Re^2: check for latest file, remove and touch file?
by fasoli (Beadle) on Jan 05, 2016 at 16:25 UTC

    "Do you want the "latest file" as per the filesystem or the highest-sequence file as per your naming convention? Is the inode change time important? The modification time? Is it just the filename? What if the files get out of sync and you end up having S0007 but not S0006? Do you want to still delete S0005 if it exists? Why not sort your files, pop the two newest off the array, then delete the rest if making sure you have the two newest available is what you're actually trying to do?"

    Sorting the files and popping the two newest off the array does sound like a good idea but I'll have to think about it and see if it works for my case. Thank you for the recommendation.

    I thought about this and I think the best way to proceed in my case will be to look for a file with the biggest number (S0007 over S0005 for example), then look if the previous one is there, remove the previous one and proceed to create the next one. So if 7 is there, check if 6 is there, delete 6 and proceed to create 8. I'll have to think about the rest of my script and read up a tutorial to figure out my other issues, but if I can get past the thing that I just described it would be great. Can someone help me regarding how I can do that within my $step variable? How can I say "if we are at step x, check step x-1 exists and create step x+1"?

      Can someone help me regarding how I can do that within my $step variable?
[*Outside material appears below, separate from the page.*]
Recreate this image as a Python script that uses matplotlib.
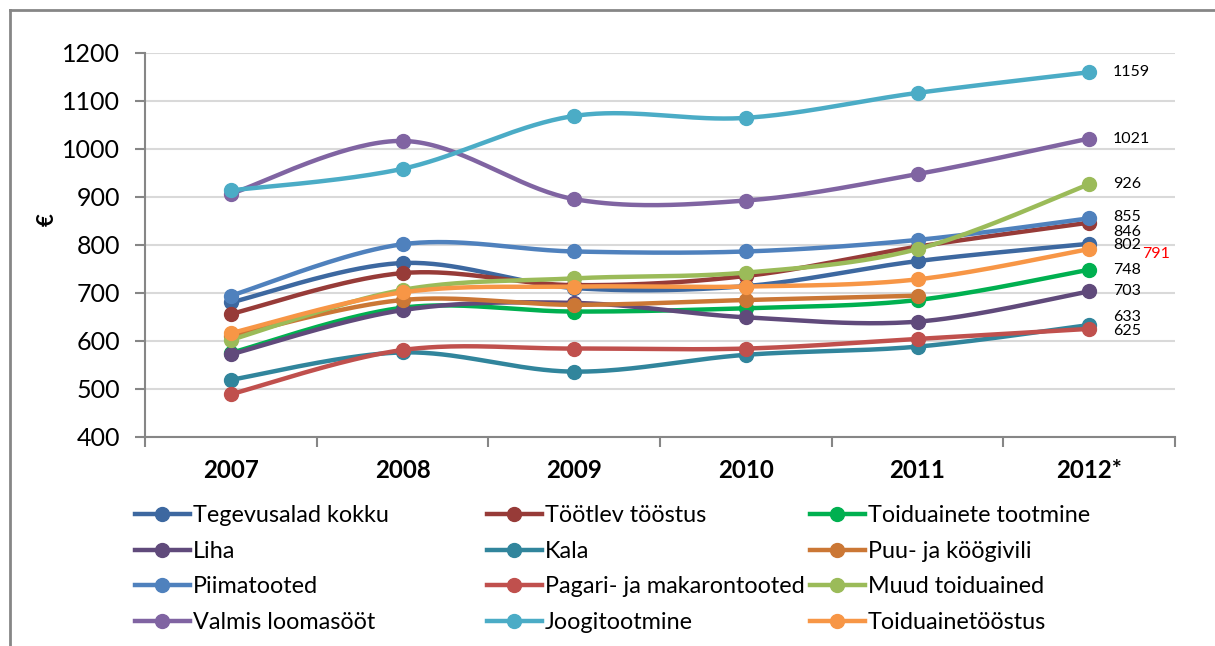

How can I say "if we are at step x, check step x-1 exists and create step x+1"?

      At this point you really should step back from your thinking on how to solve your "problem" and reexamine the overall task. Please say what you're really trying to do (beyond manipulating filenames), and especially what data you want to have available as your "backup."

      It's possible that your whole premise "a script for data handling that will loop through a variety of files and do a variety of things" could be misguided.

      The way forward always starts with a minimal test.
Re^2: check for latest file, remove and touch file?
by fasoli (Beadle) on Jan 05, 2016 at 15:48 UTC

    Thank you very much for your comment. I'll have to study it a bit but quickly let me ask you what you mean with sticking to a formatting standard? What formatting are you referring to? Sorry, I'm really a beginner, as if it's not obvious.